Without the pictures, repeat the listing character for character.
>> Begin Data section
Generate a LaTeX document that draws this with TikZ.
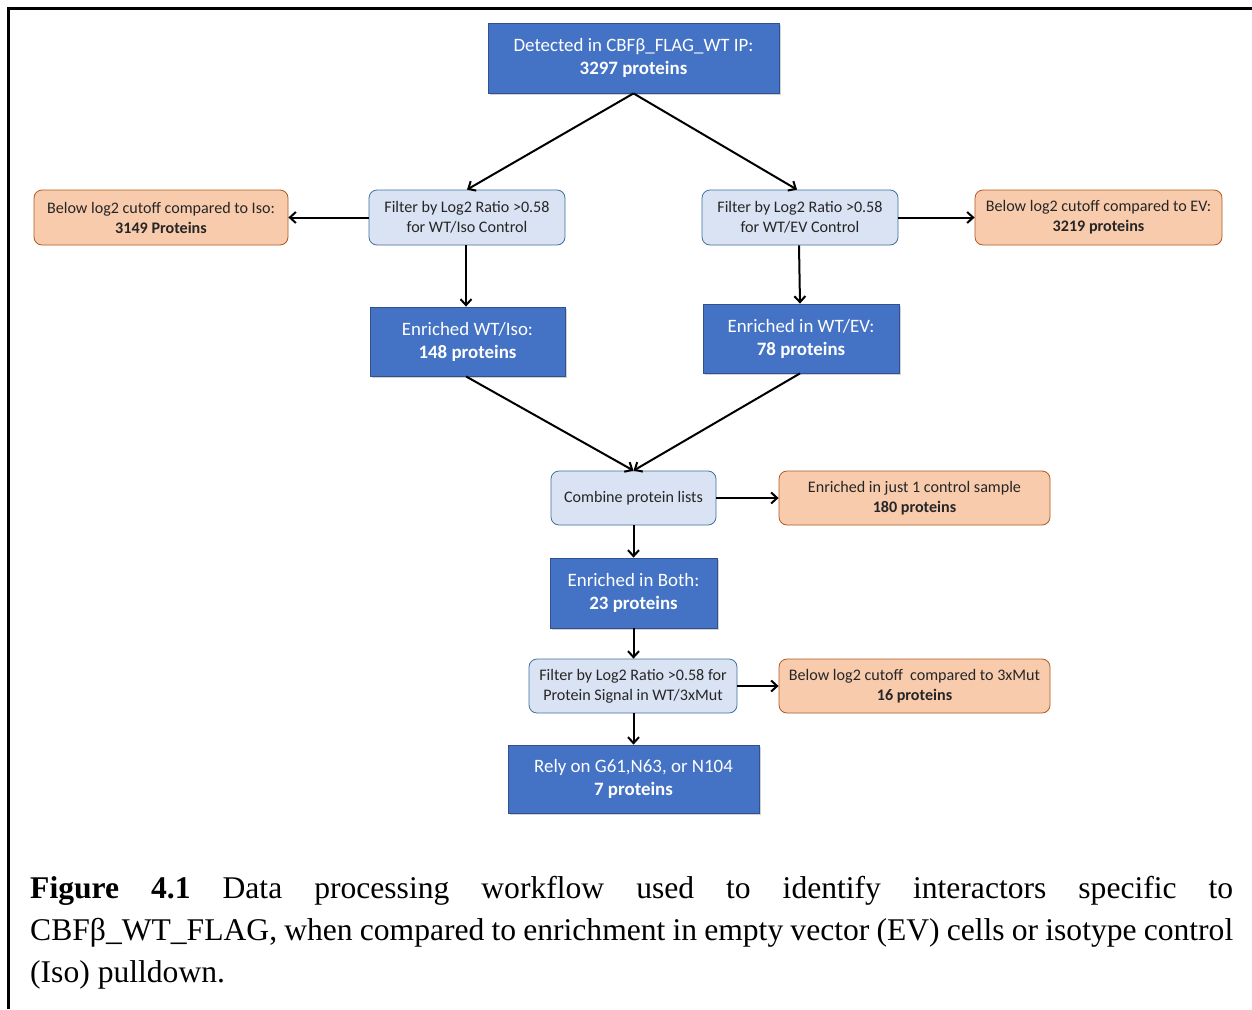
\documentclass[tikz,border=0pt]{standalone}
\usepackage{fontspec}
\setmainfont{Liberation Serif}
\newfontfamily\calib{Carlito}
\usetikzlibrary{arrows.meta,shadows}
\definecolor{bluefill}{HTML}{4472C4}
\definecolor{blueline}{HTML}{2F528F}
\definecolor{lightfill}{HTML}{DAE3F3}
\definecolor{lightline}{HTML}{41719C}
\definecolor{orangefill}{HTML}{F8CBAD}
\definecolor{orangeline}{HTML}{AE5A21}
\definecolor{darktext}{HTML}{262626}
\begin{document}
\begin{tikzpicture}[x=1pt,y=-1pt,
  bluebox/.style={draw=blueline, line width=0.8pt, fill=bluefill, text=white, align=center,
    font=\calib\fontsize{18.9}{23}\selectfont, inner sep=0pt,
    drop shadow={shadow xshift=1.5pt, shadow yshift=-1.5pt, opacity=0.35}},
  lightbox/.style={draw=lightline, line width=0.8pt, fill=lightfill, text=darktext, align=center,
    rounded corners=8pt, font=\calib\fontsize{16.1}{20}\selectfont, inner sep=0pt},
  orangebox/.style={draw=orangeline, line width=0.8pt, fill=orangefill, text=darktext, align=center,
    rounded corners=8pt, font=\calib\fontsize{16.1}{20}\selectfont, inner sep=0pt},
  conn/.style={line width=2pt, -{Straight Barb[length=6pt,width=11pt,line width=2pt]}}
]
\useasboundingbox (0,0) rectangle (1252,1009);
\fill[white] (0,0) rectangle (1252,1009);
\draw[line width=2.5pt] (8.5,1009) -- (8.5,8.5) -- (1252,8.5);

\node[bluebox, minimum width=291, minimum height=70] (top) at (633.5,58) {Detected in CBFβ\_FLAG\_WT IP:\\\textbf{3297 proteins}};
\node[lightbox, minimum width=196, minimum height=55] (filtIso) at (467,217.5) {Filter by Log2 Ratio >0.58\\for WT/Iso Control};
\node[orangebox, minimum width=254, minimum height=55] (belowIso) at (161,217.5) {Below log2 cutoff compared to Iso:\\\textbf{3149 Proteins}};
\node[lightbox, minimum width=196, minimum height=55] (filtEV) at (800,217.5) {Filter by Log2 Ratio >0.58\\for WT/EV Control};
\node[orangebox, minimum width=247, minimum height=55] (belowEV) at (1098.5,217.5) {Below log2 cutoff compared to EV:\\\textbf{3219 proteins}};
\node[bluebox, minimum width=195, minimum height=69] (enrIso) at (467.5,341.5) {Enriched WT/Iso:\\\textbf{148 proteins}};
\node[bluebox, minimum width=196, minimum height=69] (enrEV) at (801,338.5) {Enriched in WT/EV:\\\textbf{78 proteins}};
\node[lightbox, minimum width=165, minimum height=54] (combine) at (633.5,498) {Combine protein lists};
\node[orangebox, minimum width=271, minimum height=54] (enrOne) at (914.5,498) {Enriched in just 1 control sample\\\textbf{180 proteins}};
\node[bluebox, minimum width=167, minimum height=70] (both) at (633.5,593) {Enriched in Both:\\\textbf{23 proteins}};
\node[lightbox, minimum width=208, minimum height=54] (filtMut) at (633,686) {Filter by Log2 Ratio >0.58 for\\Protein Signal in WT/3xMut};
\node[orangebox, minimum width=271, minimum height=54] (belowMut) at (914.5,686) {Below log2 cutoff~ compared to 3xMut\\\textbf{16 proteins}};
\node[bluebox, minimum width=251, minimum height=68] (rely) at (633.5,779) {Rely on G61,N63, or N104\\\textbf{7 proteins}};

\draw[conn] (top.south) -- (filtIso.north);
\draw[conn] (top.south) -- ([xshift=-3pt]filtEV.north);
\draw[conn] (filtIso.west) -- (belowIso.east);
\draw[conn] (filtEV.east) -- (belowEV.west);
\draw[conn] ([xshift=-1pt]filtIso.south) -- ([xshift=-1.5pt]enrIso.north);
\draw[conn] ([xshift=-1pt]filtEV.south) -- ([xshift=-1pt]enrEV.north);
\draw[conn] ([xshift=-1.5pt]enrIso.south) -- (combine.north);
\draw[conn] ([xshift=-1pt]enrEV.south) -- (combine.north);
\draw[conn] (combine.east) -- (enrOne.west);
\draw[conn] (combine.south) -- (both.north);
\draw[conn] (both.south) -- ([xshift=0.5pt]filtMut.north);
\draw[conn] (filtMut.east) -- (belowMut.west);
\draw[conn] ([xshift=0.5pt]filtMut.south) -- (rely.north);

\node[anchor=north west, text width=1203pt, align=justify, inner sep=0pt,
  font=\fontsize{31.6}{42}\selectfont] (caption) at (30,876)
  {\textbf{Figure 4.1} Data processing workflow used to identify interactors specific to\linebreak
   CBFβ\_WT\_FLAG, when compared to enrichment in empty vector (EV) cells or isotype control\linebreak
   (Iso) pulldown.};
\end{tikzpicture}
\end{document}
>> End Data section
• Exercise response:
Generate a LaTeX document that draws this with TikZ.
\documentclass[tikz,border=0pt]{standalone}
\usepackage{fontspec}
\setmainfont{Liberation Serif}
\newfontfamily\calib{Carlito}
\usetikzlibrary{arrows.meta,shadows}
\definecolor{bluefill}{HTML}{4472C4}
\definecolor{blueline}{HTML}{2F528F}
\definecolor{lightfill}{HTML}{DAE3F3}
\definecolor{lightline}{HTML}{41719C}
\definecolor{orangefill}{HTML}{F8CBAD}
\definecolor{orangeline}{HTML}{AE5A21}
\definecolor{darktext}{HTML}{262626}
\begin{document}
\begin{tikzpicture}[x=1pt,y=-1pt,
  bluebox/.style={draw=blueline, line width=0.8pt, fill=bluefill, text=white, align=center,
    font=\calib\fontsize{18.9}{23}\selectfont, inner sep=0pt,
    drop shadow={shadow xshift=1.5pt, shadow yshift=-1.5pt, opacity=0.35}},
  lightbox/.style={draw=lightline, line width=0.8pt, fill=lightfill, text=darktext, align=center,
    rounded corners=8pt, font=\calib\fontsize{16.1}{20}\selectfont, inner sep=0pt},
  orangebox/.style={draw=orangeline, line width=0.8pt, fill=orangefill, text=darktext, align=center,
    rounded corners=8pt, font=\calib\fontsize{16.1}{20}\selectfont, inner sep=0pt},
  conn/.style={line width=2pt, -{Straight Barb[length=6pt,width=11pt,line width=2pt]}}
]
\useasboundingbox (0,0) rectangle (1252,1009);
\fill[white] (0,0) rectangle (1252,1009);
\draw[line width=2.5pt] (8.5,1009) -- (8.5,8.5) -- (1252,8.5);

\node[bluebox, minimum width=291, minimum height=70] (top) at (633.5,58) {Detected in CBFβ\_FLAG\_WT IP:\\\textbf{3297 proteins}};
\node[lightbox, minimum width=196, minimum height=55] (filtIso) at (467,217.5) {Filter by Log2 Ratio >0.58\\for WT/Iso Control};
\node[orangebox, minimum width=254, minimum height=55] (belowIso) at (161,217.5) {Below log2 cutoff compared to Iso:\\\textbf{3149 Proteins}};
\node[lightbox, minimum width=196, minimum height=55] (filtEV) at (800,217.5) {Filter by Log2 Ratio >0.58\\for WT/EV Control};
\node[orangebox, minimum width=247, minimum height=55] (belowEV) at (1098.5,217.5) {Below log2 cutoff compared to EV:\\\textbf{3219 proteins}};
\node[bluebox, minimum width=195, minimum height=69] (enrIso) at (467.5,341.5) {Enriched WT/Iso:\\\textbf{148 proteins}};
\node[bluebox, minimum width=196, minimum height=69] (enrEV) at (801,338.5) {Enriched in WT/EV:\\\textbf{78 proteins}};
\node[lightbox, minimum width=165, minimum height=54] (combine) at (633.5,498) {Combine protein lists};
\node[orangebox, minimum width=271, minimum height=54] (enrOne) at (914.5,498) {Enriched in just 1 control sample\\\textbf{180 proteins}};
\node[bluebox, minimum width=167, minimum height=70] (both) at (633.5,593) {Enriched in Both:\\\textbf{23 proteins}};
\node[lightbox, minimum width=208, minimum height=54] (filtMut) at (633,686) {Filter by Log2 Ratio >0.58 for\\Protein Signal in WT/3xMut};
\node[orangebox, minimum width=271, minimum height=54] (belowMut) at (914.5,686) {Below log2 cutoff~ compared to 3xMut\\\textbf{16 proteins}};
\node[bluebox, minimum width=251, minimum height=68] (rely) at (633.5,779) {Rely on G61,N63, or N104\\\textbf{7 proteins}};

\draw[conn] (top.south) -- (filtIso.north);
\draw[conn] (top.south) -- ([xshift=-3pt]filtEV.north);
\draw[conn] (filtIso.west) -- (belowIso.east);
\draw[conn] (filtEV.east) -- (belowEV.west);
\draw[conn] ([xshift=-1pt]filtIso.south) -- ([xshift=-1.5pt]enrIso.north);
\draw[conn] ([xshift=-1pt]filtEV.south) -- ([xshift=-1pt]enrEV.north);
\draw[conn] ([xshift=-1.5pt]enrIso.south) -- (combine.north);
\draw[conn] ([xshift=-1pt]enrEV.south) -- (combine.north);
\draw[conn] (combine.east) -- (enrOne.west);
\draw[conn] (combine.south) -- (both.north);
\draw[conn] (both.south) -- ([xshift=0.5pt]filtMut.north);
\draw[conn] (filtMut.east) -- (belowMut.west);
\draw[conn] ([xshift=0.5pt]filtMut.south) -- (rely.north);

\node[anchor=north west, text width=1203pt, align=justify, inner sep=0pt,
  font=\fontsize{31.6}{42}\selectfont] (caption) at (30,876)
  {\textbf{Figure 4.1} Data processing workflow used to identify interactors specific to\linebreak
   CBFβ\_WT\_FLAG, when compared to enrichment in empty vector (EV) cells or isotype control\linebreak
   (Iso) pulldown.};
\end{tikzpicture}
\end{document}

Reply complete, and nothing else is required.